The view that at the age of forty one achieves binah, together with the various formulations that connected the term binah with deeper understanding, including an understanding of the secrets in the biblical text, contributed to the emergence of the idea that secrets can be transmitted to one who has reached forty years of age or, alternatively, that this age is appropriate for studying secret topics.116 So, for example, the age of forty has been connected by a thirteenth-century philosopher active in Spain, R. Shem Tov Falaquera, to the study of Maimonides’ Guide of the Perplexed, which should be approached only at forty because of the vanishing of the fervor of youth at that age.117 Moreover, Falaquera says, the topics dealt with by Maimonides are called binah. I am inclined to assume that the issues referred to by the vague term ‘inyanim stand for the secret aspects of the Guide of the Perplexed.118

Abraham Abulafia, around 1280, defined the mevin as higher than the hakham, who is described as a student of books: “If he obtains it [knowledge] by [way of] the Kabbalah, that is to say as a tradition from one who has himself obtained it from the contemplation of the divine names or from another Kabbalist, then he is called mevin.”119 Higher than the mevin is the da’atan, who receives the content of his knowledge of reality from his own heart. Thus Abulafia interprets the mishnaic statement about hakham, mevin mi-da’ato, as pointing to three different stages in the intellective process, understanding being the second. Elsewhere in the same context Abulafia speaks about “the binah that is received from the mouth of the true Kabbalists,”120 thus creating a clear identification between the concept of a received, apparently secret tradition and binah. According to this vision of Kabbalah, this means of acquiring lore is a rather mediocre approach which should, ideally, be transcended by independent speculations and revelations.121

In the 1280s R. Todros ben Joseph ha-Levi Abulafia, a central figure in Castilian Jewry and an important Kabbalist, emphasized the fundamental role of the knowledge of the esoteric tradition dealing with the structure of the Tetragrammaton in order to understand the mysteries of the Torah:

Know that by the knowledge of the innermost [part] of the structure of its letters, all the secrets of the Torah and the prophets122 will be explained and revealed to whoever will know it, each in accordance with what he will be announced from heaven to understand, one thing from another, and to return the thing to its [proper] essence. Happy is he who will be able to understand even one of the thousands upon thousands of mysteries and allusions that are inscribed in the innerness of the letters of the [divine] name for [the sake of] those who know. Oh we who see and do not understand what do we see!123 All the ancient and later masters of Kabbalah have sworn not to hint at issues [of Kabbalah], but they hint at their modest124 disciples the notes of the chapters.125

From the perspective of the types of Kabbalah represented in their books, R. Todros Abulafia’s thought has nothing to do with Abraham Abulafia’s ecstatic Kabbalah. Despite the coincidence of their names, the two masters were not from the same family, nor did they share a common Kabbalistic worldview. Nevertheless, the quoted passage, dealing with the secrets of the structure of the Tetragrammaton as a compendium of the entire text of the Bible and thus its understanding as a sine qua non, is reminiscent of the ecstatic Kabbalist’s emphasis on the importance of the Tetragrammaton and the centrality of revelation from above. Even more fascinating are the affinities between this passage and that of a student of Abraham Abulafia’s, R. Joseph Gikatilla, who also assumed that the entire Torah is contained within the Tetragrammaton. (We shall explore this topic in Chapters 10 and 12.) Therefore, seeing the letters of the Tetragrammaton should be complemented by a more profound knowledge, the understanding, which is also related to the concept of revelation from above.

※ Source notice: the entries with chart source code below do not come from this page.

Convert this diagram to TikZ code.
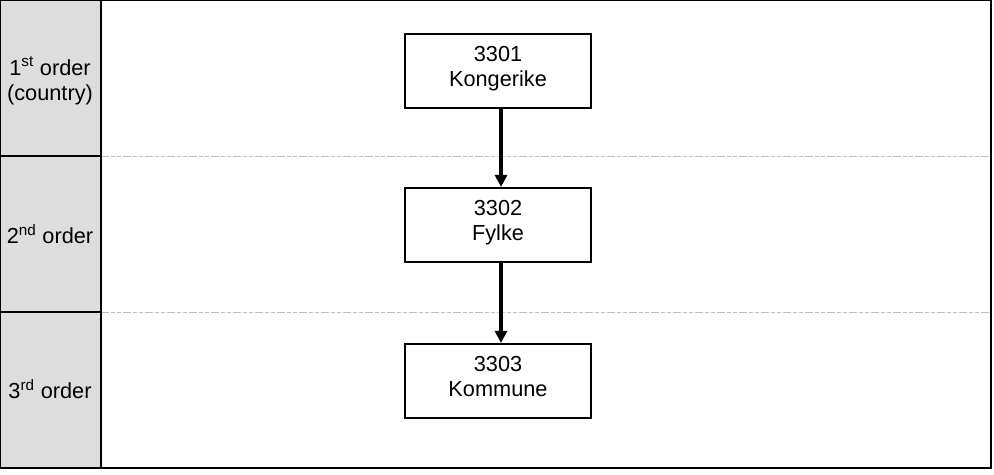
\documentclass[tikz,border=0pt]{standalone}
\usepackage{fontspec}
\setmainfont{Liberation Sans}
\usetikzlibrary{arrows.meta}
\definecolor{labelgray}{HTML}{DDDDDD}
\definecolor{divgray}{HTML}{BFBFBF}
\newcommand{\lowstrut}{\rule[-7pt]{0pt}{7pt}}
\tikzset{
  px/.style={x=0.75pt,y=-0.75pt},
  unitbox/.style={draw=black,line width=1.6pt,fill=white,minimum width=139.5pt,minimum height=55.5pt,align=center,font=\fontsize{16.3}{18.5}\selectfont,inner sep=0pt},
  levellabel/.style={align=center,font=\fontsize{16.3}{19}\selectfont,inner sep=0pt},
  flow/.style={draw=black,line width=2.4pt,-{Triangle[length=9pt,width=9pt]}},
  rowline/.style={draw=divgray,line width=0.75pt,dash pattern=on 6pt off 1.5pt on 3pt off 1.5pt on 3pt off 1.5pt},
}
\begin{document}
\begin{tikzpicture}[px]
\useasboundingbox (0,0) rectangle (994,474);
\fill[labelgray] (0,0) rectangle (101,468);
\draw[rowline] (101,156) -- (991,156);
\draw[rowline] (101,312) -- (991,312);
\draw[black,line width=0.9pt] (0,156) -- (101,156);
\draw[black,line width=0.9pt] (0,312) -- (101,312);
\draw[black,line width=0.9pt] (101,0) -- (101,468);
\draw[black,line width=1.2pt] (0.6,0.6) rectangle (991,468);
\node[levellabel] (l1) at (50,81) {1\textsuperscript{st} order\\(country)};
\node[levellabel] (l2) at (50,234) {2\textsuperscript{nd} order};
\node[levellabel] (l3) at (50,389) {3\textsuperscript{rd} order};
\node[unitbox] (b1) at (498,71) {3301\\Kongerike\lowstrut};
\node[unitbox] (b2) at (498,225) {3302\\Fylke\lowstrut};
\node[unitbox] (b3) at (498,381) {3303\\Kommune\lowstrut};
\draw[flow] (b1.south) ++(3,0) coordinate (s1) -- (s1 |- b2.north);
\draw[flow] (b2.south) ++(3,0) coordinate (s2) -- (s2 |- b3.north);
\end{tikzpicture}
\end{document}
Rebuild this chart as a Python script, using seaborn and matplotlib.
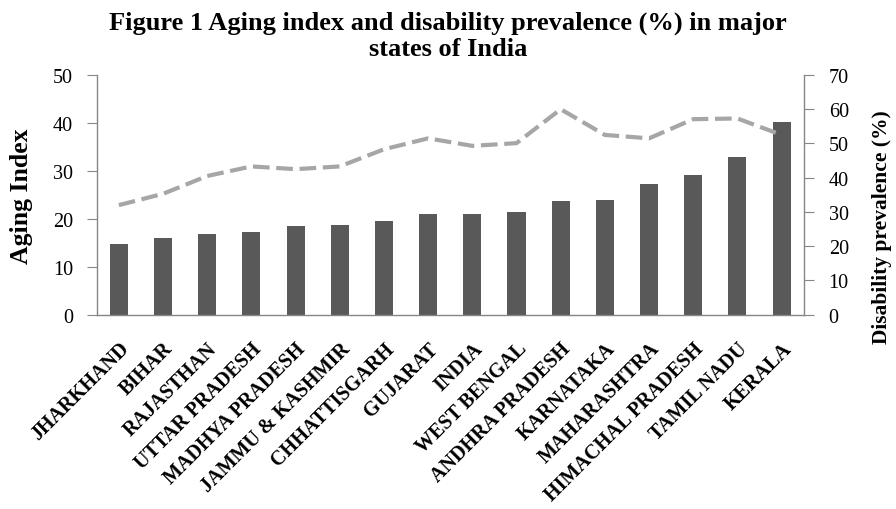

Within this limited framework it is impossible to treat all the avatars of binah and of the processes related to the understanding of secrets. They remained part and parcel of Jewish mysticism,126 and a much more detailed survey is still a desideratum.

IV. DERISHAH: FROM ORACLE TO INTERPRETATION

Let me investigate a development that points to the peculiar nature of the rabbinic and Heikhalot methods of expounding Torah secret. Instead of the direct approach to the divine found in the prophetic literature, the mediation of the text and its study or the decoding the significance of a revelation is necessary in order to reach a realm of experience beyond the ordinary types of cognition. The first step of this development has been ably described by Michael Fishbane:

Whereas the verb DRSh refers to oracular inquiry in Exod. 18:15, it is used as a term of rational legal investigation in Deut. 13:15, 17:4,9, and 19:18 … For whereas the expression “to inquire (lidrosh) of the Torah of YHWH” occurs in a mantic context of prophetic inquiry in 1 Kgs. 22:8, for example, and the expression “to inquire of ’Elohim” occurs in a mantic context of legal inquiry in Exod. 18:15 of “the Torah of YHWH.” Here the text of the divine words serves, as it were, as an oraculum for the rational-exegetical inquiry.127

The shift from the oracular use of the root DRSh128 in relation to God to the inquiry into the text in an exegetical manner is a development that assumes that the text substituted divine direct revelation. I would like to propose that these two forms of mantic understanding of the verb DRSh remained interconnected in some later Jewish texts, where the inquiry into the secret meaning of the Torah was instrumental in experientially discovering the divine within the text.129 The canonic text functions, in many important instances in Jewish mysticism, as a means of recovering the divine by various forms of intense reading and studying the details of the revealed book. In my opinion, the overlapping of exegetical or hermeneutical experience, on the one hand, and mystical experience, on the other, is an alternative way of separating literature from experience or of making a sharp distinction between interpretation and ecstasy.130

So, for example, a possible nexus between the verb DRSh and secrets is represented by a reconstructed verse of Ben Sira: “He will inquire into the hidden aspects of the parable, and he will itratash131 the enigma of the mashal.”132 It is not certain that the biblical texts are implied here at all, though at the beginning the torat ‘elyon and the nevu’ot are mentioned (verses 1–2), while in verse 3 the sihat ’anshei shem and Hmqei melitzot, namely the depths of the metaphors,133 are mentioned. The basic assumption here is that a parable has a cryptic meaning that should be disclosed by the sage. In any case, even if we assume that these verses deal with some biblical passages, there is no doubt that only a few instances in the Bible may be included in this category.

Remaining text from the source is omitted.